#### [SOURCE EXCERPT]
* begin *

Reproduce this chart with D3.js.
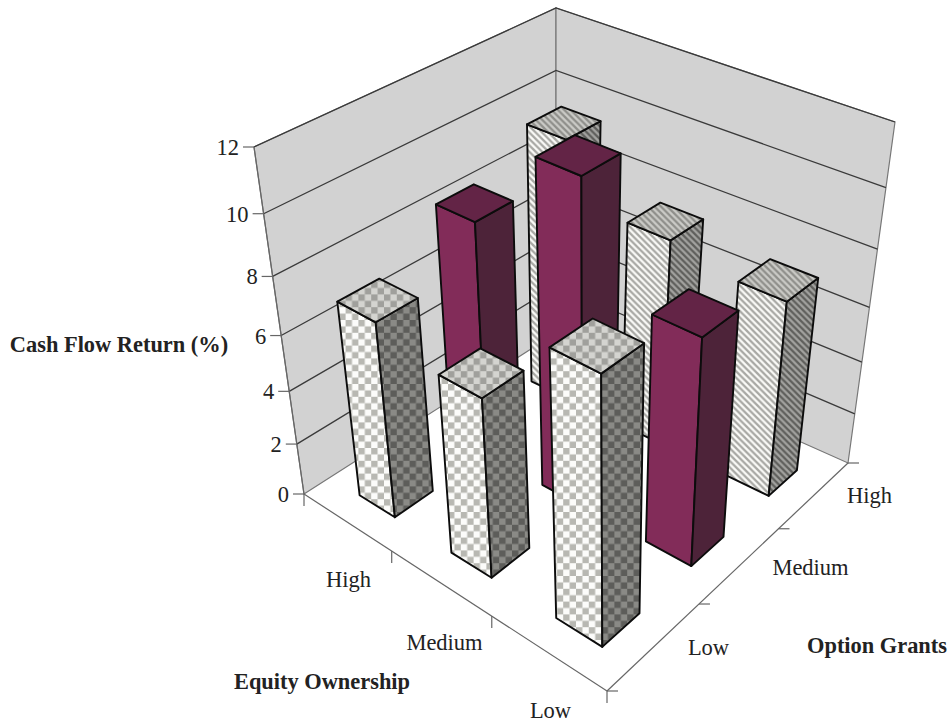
<!DOCTYPE html>
<html><head><meta charset="utf-8">
<style>html,body{margin:0;background:#fff}svg{display:block}text{font-family:"Liberation Serif","Times New Roman",serif;fill:#222}</style>
<script src="https://cdn.jsdelivr.net/npm/d3@7"></script></head>
<body><svg id="c" width="952" height="722"></svg>
<script>
// Chart values
const equityLevels = ["High", "Medium", "Low"];
const optionLevels = ["Low", "Medium", "High"];
const valueTicks = [0, 2, 4, 6, 8, 10, 12];
const lowOptionReturn = [7.2, 6.55, 9.35];
const mediumOptionReturn = [8.6, 11.5, 8.2];
const highOptionReturn = [9.65, 7.7, 7.25];

// Screen anchors of the 3-D box: [equity end, option end] on floor and ceiling planes
const floorFrame = [[304,494],[607,691],[848,463],[556,333]];
const ceilFrame  = [[254,147],[605,320],[895,122],[556,8]];

// Projective map from the unit square to a screen quadrilateral
function quadMap(q){
  const [p0,p1,p2,p3]=q;
  const sx=p0[0]-p1[0]+p2[0]-p3[0], sy=p0[1]-p1[1]+p2[1]-p3[1];
  const ax=p1[0]-p2[0], ay=p1[1]-p2[1], bx=p3[0]-p2[0], by=p3[1]-p2[1];
  const det=ax*by-bx*ay;
  const g=(sx*by-bx*sy)/det, h=(ax*sy-sx*ay)/det;
  return (u,v)=>{
    const d=1+g*u+h*v;
    return [(p0[0]+(p1[0]*(1+g)-p0[0])*u+(p3[0]*(1+h)-p0[0])*v)/d,
            (p0[1]+(p1[1]*(1+g)-p0[1])*u+(p3[1]*(1+h)-p0[1])*v)/d];
  };
}
const floorAt=quadMap(floorFrame), ceilAt=quadMap(ceilFrame);

const u=d3.scaleBand().domain(equityLevels).range([0,1]).paddingInner(0.6).paddingOuter(0.3).align(0.575);
const v=d3.scaleBand().domain(optionLevels).range([0,1]).paddingInner(0.6).paddingOuter(0.3).align(0.45);
const zLinear=d3.scaleLinear().domain([0,12]).range([0,1]);
const depth=1.19;                               // foreshortening of the value axis
const z=val=>{const w=zLinear(val);return w/(w+(1-w)*depth);};

function project(a,b,val){
  const f=floorAt(a,b), c=ceilAt(a,b), t=z(val);
  return [f[0]+(c[0]-f[0])*t, f[1]+(c[1]-f[1])*t];
}
const poly=pts=>"M"+pts.map(p=>p.map(n=>n.toFixed(1)).join(",")).join("L")+"Z";

const svg=d3.select("#c");
const defs=svg.append("defs");

// Fills: a checker, a diagonal hatch, and a solid for each option level, per bar face
function checker(id,bg,fg){
  const s=6.4;
  const p=defs.append("pattern").attr("id",id).attr("patternUnits","userSpaceOnUse").attr("width",2*s).attr("height",2*s);
  p.append("rect").attr("width",2*s).attr("height",2*s).attr("fill",bg);
  p.append("rect").attr("width",s).attr("height",s).attr("fill",fg);
  p.append("rect").attr("x",s).attr("y",s).attr("width",s).attr("height",s).attr("fill",fg);
}
function hatch(id,bg,fg){
  const s=6.4;
  const p=defs.append("pattern").attr("id",id).attr("patternUnits","userSpaceOnUse").attr("width",s).attr("height",s);
  p.append("rect").attr("width",s).attr("height",s).attr("fill",bg);
  p.append("path").attr("d",`M${-s/2},${s/2}L${s/2},${1.5*s}M0,0L${s},${s}M${s/2},${-s/2}L${1.5*s},${s/2}`).attr("stroke",fg).attr("stroke-width",2.3);
}
checker("chkFront","#fcfcfa","#b8b8b2");
checker("chkSide","#8a8a86","#5d5d5a");
checker("chkTop","#d4d4d0","#a0a09c");
hatch("hatFront","#fbfbf8","#a8a8a4");
hatch("hatSide","#a3a3a0","#5f5f5c");
hatch("hatTop","#cbcbc7","#8f8f8b");

const faces={
  Low:{front:"url(#chkFront)",side:"url(#chkSide)",top:"url(#chkTop)"},
  Medium:{front:"#822c59",side:"#4d2339",top:"#632446"},
  High:{front:"url(#hatFront)",side:"url(#hatSide)",top:"url(#hatTop)"}
};

// Walls, drawn behind everything else
const wallFill="#d2d2d2", frameColor="#777";
const g=svg.append("g");
const wallLeft=[project(0,0,0),project(0,1,0),project(0,1,12),project(0,0,12)];
const wallBack=[project(0,1,0),project(1,1,0),project(1,1,12),project(0,1,12)];
g.selectAll("path.wall").data([wallLeft,wallBack]).join("path").attr("class","wall")
  .attr("d",poly).attr("fill",wallFill).attr("stroke",frameColor).attr("stroke-width",1.2);

// Gridlines on both walls
valueTicks.filter(t=>t>0).forEach(t=>{
  const pts=[project(0,0,t),project(0,1,t),project(1,1,t)];
  g.append("path").attr("d",d3.line()(pts)).attr("fill","none").attr("stroke","#3a3a3a").attr("stroke-width",1.3);
});

// Floor axes
const axisColor="#666";
const seg=(a,b)=>g.append("line").attr("x1",a[0]).attr("y1",a[1]).attr("x2",b[0]).attr("y2",b[1]).attr("stroke",axisColor).attr("stroke-width",1.2);
seg(project(0,0,0),project(1,0,0));
seg(project(1,0,0),project(1,1,0));
seg(project(0,0,0),project(0,0,12));
valueTicks.forEach(t=>{const p=project(0,0,t);seg(p,[p[0]-11,p[1]]);});
[0,1,2,3].forEach(i=>{const p=project(i/3,0,0);seg(p,[p[0],p[1]+12]);});
[0,1,2,3].forEach(i=>{const p=project(1,i/3,0);seg(p,[p[0]+11,p[1]]);});

// Bars, painted from the back corner towards the viewer
const rows=[["Low",lowOptionReturn],["Medium",mediumOptionReturn],["High",highOptionReturn]];
const bars=rows.flatMap(([opt,vals])=>vals.map((val,i)=>({opt,eq:equityLevels[i],val})));
bars.sort((a,b)=>(u(a.eq)-v(a.opt))-(u(b.eq)-v(b.opt)));
const barG=svg.append("g");
bars.forEach(d=>{
  const a0=u(d.eq),a1=a0+u.bandwidth(),b0=v(d.opt),b1=b0+v.bandwidth(),h=d.val;
  const front=[project(a0,b0,0),project(a1,b0,0),project(a1,b0,h),project(a0,b0,h)];
  const side=[project(a1,b0,0),project(a1,b1,0),project(a1,b1,h),project(a1,b0,h)];
  const top=[project(a0,b0,h),project(a1,b0,h),project(a1,b1,h),project(a0,b1,h)];
  const f=faces[d.opt];
  [[front,f.front],[side,f.side],[top,f.top]].forEach(([pts,fill])=>{
    barG.append("path").attr("d",poly(pts)).attr("fill",fill).attr("stroke","#0c0c0c").attr("stroke-width",1.9).attr("stroke-linejoin","round");
  });
});

// Text
const label=(x,y,s,opt={})=>svg.append("text").attr("x",x).attr("y",y).attr("text-anchor",opt.anchor||"middle")
  .attr("font-size",opt.size||22.5).attr("font-weight",opt.bold?"bold":"normal").text(s);
valueTicks.forEach(t=>{const p=project(0,0,t);label(p[0]-15,p[1]+8,t,{anchor:"end"});});
const equityLabelPos=[[348.5,587],[444.5,650],[550.5,718]];
equityLevels.forEach((s,i)=>label(equityLabelPos[i][0],equityLabelPos[i][1],s));
const optionLabelPos=[[708.5,655],[810.5,575],[869.5,503]];
optionLevels.forEach((s,i)=>label(optionLabelPos[i][0],optionLabelPos[i][1],s));
label(322,689,"Equity Ownership",{bold:true,size:22.4});
label(877,653,"Option Grants",{bold:true,size:22.4});
label(119,352,"Cash Flow Return (%)",{bold:true,size:22.4});
</script></body></html>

* end *

#### [INSTRUCTIONS TO FOLLOW]
Write out exactly the lines between the start of the data and the line with "const floorAt=quadMap(floorFrame), ceilAt=quadMap(ceilFrame);", including both, but none of the pictures.

#### [FINISHED EXERCISE]
Reproduce this chart with D3.js.
<!DOCTYPE html>
<html><head><meta charset="utf-8">
<style>html,body{margin:0;background:#fff}svg{display:block}text{font-family:"Liberation Serif","Times New Roman",serif;fill:#222}</style>
<script src="https://cdn.jsdelivr.net/npm/d3@7"></script></head>
<body><svg id="c" width="952" height="722"></svg>
<script>
// Chart values
const equityLevels = ["High", "Medium", "Low"];
const optionLevels = ["Low", "Medium", "High"];
const valueTicks = [0, 2, 4, 6, 8, 10, 12];
const lowOptionReturn = [7.2, 6.55, 9.35];
const mediumOptionReturn = [8.6, 11.5, 8.2];
const highOptionReturn = [9.65, 7.7, 7.25];

// Screen anchors of the 3-D box: [equity end, option end] on floor and ceiling planes
const floorFrame = [[304,494],[607,691],[848,463],[556,333]];
const ceilFrame  = [[254,147],[605,320],[895,122],[556,8]];

// Projective map from the unit square to a screen quadrilateral
function quadMap(q){
  const [p0,p1,p2,p3]=q;
  const sx=p0[0]-p1[0]+p2[0]-p3[0], sy=p0[1]-p1[1]+p2[1]-p3[1];
  const ax=p1[0]-p2[0], ay=p1[1]-p2[1], bx=p3[0]-p2[0], by=p3[1]-p2[1];
  const det=ax*by-bx*ay;
  const g=(sx*by-bx*sy)/det, h=(ax*sy-sx*ay)/det;
  return (u,v)=>{
    const d=1+g*u+h*v;
    return [(p0[0]+(p1[0]*(1+g)-p0[0])*u+(p3[0]*(1+h)-p0[0])*v)/d,
            (p0[1]+(p1[1]*(1+g)-p0[1])*u+(p3[1]*(1+h)-p0[1])*v)/d];
  };
}
const floorAt=quadMap(floorFrame), ceilAt=quadMap(ceilFrame);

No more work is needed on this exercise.